Cerca de meia centena de pessoas juntaram-se esta quinta-feira em frente à Assembleia da República, quase sempre em silêncio, num protesto contra a eutanásia, que é votada no Parlamento.
"Eutanásia, genocídio legal", lia-se em letras pintadas a preto e vermelho numa faixa segurada por dois dos vários jovens, alguns dos quais ainda vestidos com a farda do colégio, que se juntaram à manifestação promovida pela Federação pela Vida.
No dia em que a eutanásia volta ao Parlamento, com a votação de projetos de lei do Partido Socialista, do Bloco de Esquerda e da Iniciativa Liberal, a Federação pela Vida quis reforçar novamente a sua posição sobre um tema que a presidente, Isilda Pegado, diz não compreender como continua a ser discutido, depois do insucesso de sucessivas iniciativas legislativas anteriores.
"Quanto a nós, a questão estava arrumada, não vale a pena continuarmos a insistir tantas vezes na eutanásia até que um dia alguém a aceite. Aquilo que viemos aqui dizer é basta. Basta deste debate estéril que não resolve o problema do sofrimento", disse a responsável.
Na opinião de Isilda Pegado, o papel da Assembleia da República é "escolher quais são as matérias que melhor servem o povo que governa, e esta não é de certeza".
No protesto, que se prolongou durante quase uma hora e em que estiveram presentes deputados do Chega e membros do CDS-PP, reinou sobretudo um "silêncio de morte", como destacava um dos cartazes, interrompido apenas por mensagens curtas que o vice-presidente da Federação entoava ao microfone.
"Não existe uma lei boa para um ato mau", sublinhou António Pinheiro Torres a certa altura, questionando "por que motivo o poder não pode, não quer ou não consegue socorrer quem precisa".
A psiquiatra Margarida Neto, que também se juntou ao protesto, considerou igualmente que o parlamento não tem legitimidade para decidir sobre o tema, defendendo antes o referendo, mas reforçou que a eutanásia é, no seu entender, um retrocesso civilizacional.
Por outro lado, e enquanto médica, sublinhou que o papel dos profissionais de saúde é cuidar dos doentes, lamentando que se possa vir a colocar nas suas mãos a responsabilidade de participar na morte de alguém.
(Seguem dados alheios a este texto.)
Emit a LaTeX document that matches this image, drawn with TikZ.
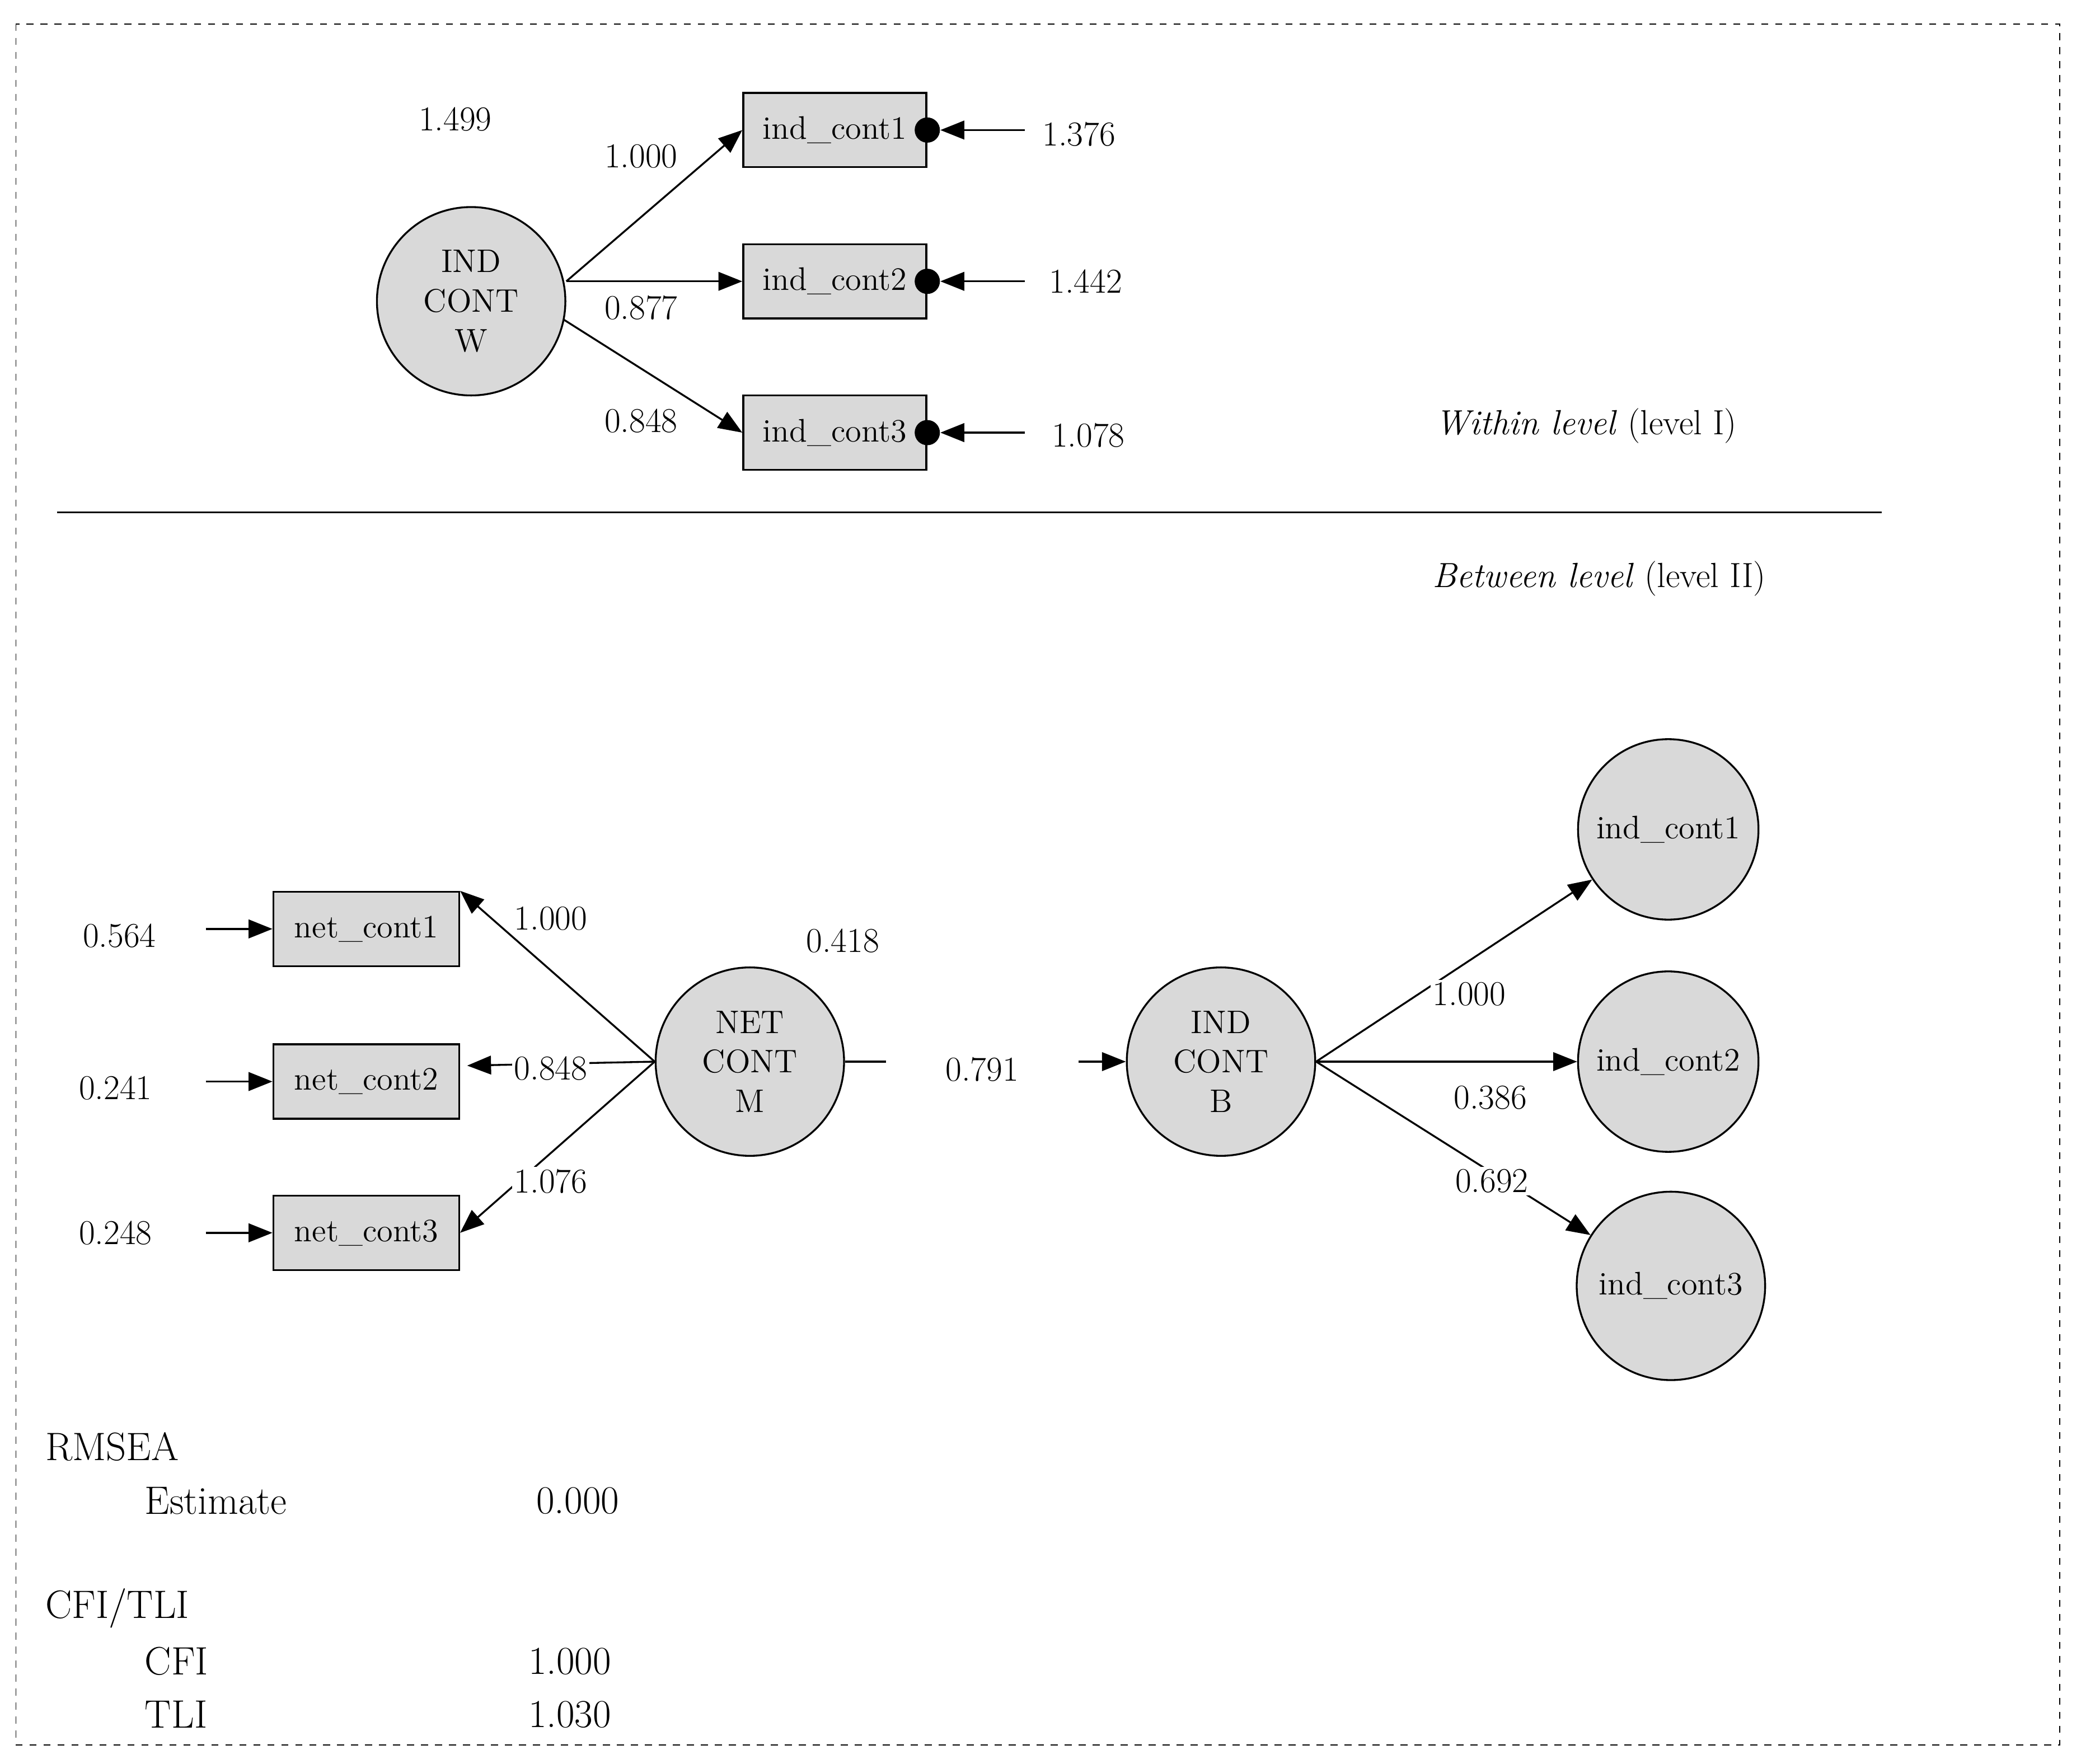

"Isso é atravessar um limiar nunca antes atravessado. A função de um médico é cuidar e acompanhar até ao fim", insistiu, considerando que a resposta para os doentes em sofrimento deve assentar nos cuidados paliativos, no acompanhamento e no reforço da saúde mental, considerando que alguém que tenha esse apoio não opta pela eutanásia.
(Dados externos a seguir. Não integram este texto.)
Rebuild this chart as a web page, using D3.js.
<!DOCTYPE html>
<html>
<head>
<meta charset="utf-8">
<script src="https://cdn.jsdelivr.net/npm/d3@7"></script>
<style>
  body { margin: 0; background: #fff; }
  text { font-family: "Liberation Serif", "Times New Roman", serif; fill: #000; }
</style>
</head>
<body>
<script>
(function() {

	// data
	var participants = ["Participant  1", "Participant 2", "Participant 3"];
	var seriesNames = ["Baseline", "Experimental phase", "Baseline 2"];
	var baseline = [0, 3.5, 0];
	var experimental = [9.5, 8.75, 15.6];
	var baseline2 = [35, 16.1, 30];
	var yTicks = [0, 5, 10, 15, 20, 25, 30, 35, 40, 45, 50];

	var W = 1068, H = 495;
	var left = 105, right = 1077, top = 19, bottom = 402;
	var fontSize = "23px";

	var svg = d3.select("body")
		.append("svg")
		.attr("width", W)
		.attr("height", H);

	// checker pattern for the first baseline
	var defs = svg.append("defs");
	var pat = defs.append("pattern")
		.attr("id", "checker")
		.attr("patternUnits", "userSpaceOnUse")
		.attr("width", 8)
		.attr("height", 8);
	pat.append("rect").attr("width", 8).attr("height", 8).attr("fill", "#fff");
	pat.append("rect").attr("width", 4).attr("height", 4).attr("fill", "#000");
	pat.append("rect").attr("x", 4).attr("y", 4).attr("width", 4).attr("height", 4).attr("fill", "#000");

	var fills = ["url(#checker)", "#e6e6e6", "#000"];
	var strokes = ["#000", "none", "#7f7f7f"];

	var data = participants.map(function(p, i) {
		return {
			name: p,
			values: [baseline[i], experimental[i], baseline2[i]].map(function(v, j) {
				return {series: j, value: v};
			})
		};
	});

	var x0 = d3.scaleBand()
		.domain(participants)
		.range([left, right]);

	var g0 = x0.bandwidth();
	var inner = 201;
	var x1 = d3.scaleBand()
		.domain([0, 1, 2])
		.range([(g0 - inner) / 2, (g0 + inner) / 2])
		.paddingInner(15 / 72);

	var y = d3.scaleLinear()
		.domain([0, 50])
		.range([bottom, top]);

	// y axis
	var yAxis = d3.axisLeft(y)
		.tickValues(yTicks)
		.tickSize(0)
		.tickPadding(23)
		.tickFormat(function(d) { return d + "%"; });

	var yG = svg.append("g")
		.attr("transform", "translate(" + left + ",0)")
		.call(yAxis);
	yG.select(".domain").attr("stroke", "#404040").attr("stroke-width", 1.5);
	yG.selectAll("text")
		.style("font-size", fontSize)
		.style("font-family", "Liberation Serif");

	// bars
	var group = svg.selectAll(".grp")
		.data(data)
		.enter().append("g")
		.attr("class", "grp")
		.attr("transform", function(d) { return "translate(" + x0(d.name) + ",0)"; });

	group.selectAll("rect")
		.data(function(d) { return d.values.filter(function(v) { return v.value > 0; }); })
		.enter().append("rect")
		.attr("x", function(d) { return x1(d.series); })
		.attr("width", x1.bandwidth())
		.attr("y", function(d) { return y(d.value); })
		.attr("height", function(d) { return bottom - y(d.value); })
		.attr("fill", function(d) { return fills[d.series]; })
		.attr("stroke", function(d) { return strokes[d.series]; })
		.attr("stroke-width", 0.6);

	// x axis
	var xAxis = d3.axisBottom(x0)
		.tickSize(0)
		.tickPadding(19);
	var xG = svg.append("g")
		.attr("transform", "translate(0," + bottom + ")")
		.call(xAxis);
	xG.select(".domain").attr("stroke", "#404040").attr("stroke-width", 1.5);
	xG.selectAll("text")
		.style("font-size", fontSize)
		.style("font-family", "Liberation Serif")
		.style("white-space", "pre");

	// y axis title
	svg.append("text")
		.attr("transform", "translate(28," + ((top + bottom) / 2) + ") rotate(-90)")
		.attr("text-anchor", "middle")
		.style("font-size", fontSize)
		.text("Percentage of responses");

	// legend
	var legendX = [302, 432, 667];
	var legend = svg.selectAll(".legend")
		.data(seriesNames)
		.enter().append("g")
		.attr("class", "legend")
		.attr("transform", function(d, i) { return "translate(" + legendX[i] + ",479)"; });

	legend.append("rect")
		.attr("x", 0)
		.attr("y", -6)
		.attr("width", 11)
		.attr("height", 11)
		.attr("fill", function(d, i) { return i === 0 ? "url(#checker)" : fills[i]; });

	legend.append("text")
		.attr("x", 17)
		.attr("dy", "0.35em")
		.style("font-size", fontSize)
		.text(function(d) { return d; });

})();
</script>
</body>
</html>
"Quando alguém que se sente só, desesperado e o seu sofrimento é físico mas também pode ser psicológico, quando esta pessoa se sente sozinha, poderá pedir a eutanásia. Mas se for acompanhada, essa hipótese diminui e é essa a experiência dos cuidados paliativos", afirmou.
Da mesma opinião, Afonso Virtuoso disse que a sociedade e o Estado não podem colocar a possibilidade de matar como solução, mas investir todos os seus esforços no cuidado dos doentes.
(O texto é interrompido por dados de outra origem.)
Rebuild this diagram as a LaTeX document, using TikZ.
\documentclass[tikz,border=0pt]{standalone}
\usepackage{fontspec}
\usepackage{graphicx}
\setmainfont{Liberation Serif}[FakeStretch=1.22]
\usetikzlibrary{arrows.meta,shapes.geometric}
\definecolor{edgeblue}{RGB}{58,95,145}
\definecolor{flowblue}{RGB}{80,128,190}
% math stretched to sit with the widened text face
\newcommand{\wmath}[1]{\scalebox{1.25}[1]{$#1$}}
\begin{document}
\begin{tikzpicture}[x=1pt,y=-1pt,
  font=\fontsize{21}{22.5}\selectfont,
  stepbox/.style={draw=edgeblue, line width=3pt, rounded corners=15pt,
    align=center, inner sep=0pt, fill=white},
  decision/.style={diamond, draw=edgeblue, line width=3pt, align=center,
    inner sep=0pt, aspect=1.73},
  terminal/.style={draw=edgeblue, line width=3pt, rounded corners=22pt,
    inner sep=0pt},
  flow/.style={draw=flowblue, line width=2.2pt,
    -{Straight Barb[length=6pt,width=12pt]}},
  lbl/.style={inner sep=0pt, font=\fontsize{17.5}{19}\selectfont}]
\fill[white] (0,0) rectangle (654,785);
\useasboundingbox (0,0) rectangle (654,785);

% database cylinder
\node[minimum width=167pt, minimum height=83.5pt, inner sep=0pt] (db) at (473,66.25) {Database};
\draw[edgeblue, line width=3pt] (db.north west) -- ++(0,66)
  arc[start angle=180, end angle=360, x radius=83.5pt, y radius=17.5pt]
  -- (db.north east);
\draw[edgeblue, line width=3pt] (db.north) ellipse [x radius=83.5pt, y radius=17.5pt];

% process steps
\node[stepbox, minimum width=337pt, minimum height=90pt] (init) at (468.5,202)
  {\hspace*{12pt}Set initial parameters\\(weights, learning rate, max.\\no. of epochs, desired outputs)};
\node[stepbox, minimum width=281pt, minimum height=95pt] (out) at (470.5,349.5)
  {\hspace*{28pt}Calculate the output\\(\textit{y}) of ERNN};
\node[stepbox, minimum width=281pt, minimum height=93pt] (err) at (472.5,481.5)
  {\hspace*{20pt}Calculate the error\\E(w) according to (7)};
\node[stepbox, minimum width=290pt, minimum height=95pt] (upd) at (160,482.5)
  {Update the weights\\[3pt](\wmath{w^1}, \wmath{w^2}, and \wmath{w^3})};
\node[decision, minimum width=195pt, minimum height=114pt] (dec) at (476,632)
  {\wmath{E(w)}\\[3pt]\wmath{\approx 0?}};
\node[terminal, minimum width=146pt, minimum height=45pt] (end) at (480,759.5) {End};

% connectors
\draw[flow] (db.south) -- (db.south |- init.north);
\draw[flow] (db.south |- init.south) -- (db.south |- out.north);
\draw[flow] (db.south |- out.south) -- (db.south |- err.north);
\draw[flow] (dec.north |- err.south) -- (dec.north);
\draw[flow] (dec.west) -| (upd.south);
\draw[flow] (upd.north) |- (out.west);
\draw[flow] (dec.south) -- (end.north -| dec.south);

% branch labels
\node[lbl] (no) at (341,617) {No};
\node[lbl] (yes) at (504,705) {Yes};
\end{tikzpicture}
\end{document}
"Nem sequer houve a preocupação de legislar sobre os cuidados paliativos e garantir que todos os portugueses têm acesso aos cuidados paliativos antes de se aprovar a eutanásia. É ainda mais escandaloso aprovar-se a eutanásia quando uma grande parte dos portugueses não têm acesso aos cuidados paliativos de que precisam", sustentou.
Os projetos de PS, BE e IL propõem a eutanásia em situações de "lesão definitiva de gravidade extrema" ou "doença grave e incurável". Quanto a este último critério, o PAN estabelece a exigência de "doença grave ou incurável".
Na anterior legislatura, a despenalização em certas condições da morte medicamente assistida, alterando o Código Penal, reuniu maioria alargada no parlamento, mas foi alvo de dois vetos do Presidente da República: uma primeira vez após o chumbo do Tribunal Constitucional, na sequência de um pedido de fiscalização de Marcelo Rebelo de Sousa. Numa segunda vez, o decreto foi de novo rejeitado pelo Presidente depois de um veto político.
O Presidente vetou este decreto em 26 de novembro, realçando que o novo texto utilizava expressões diferentes na definição do tipo de doenças exigidas e defendeu que o legislador tinha de optar entre a "doença só grave", a "doença grave e incurável" e a "doença incurável e fatal".
Na nota justificativa do veto, Marcelo escreveu que no caso de a Assembleia da República querer "mesmo optar por renunciar à exigência de a doença ser fatal, e, portanto, ampliar a permissão da morte medicamente assistida", optará por uma "visão mais radical ou drástica" e questionou se isso corresponde "ao sentimento dominante na sociedade portuguesa".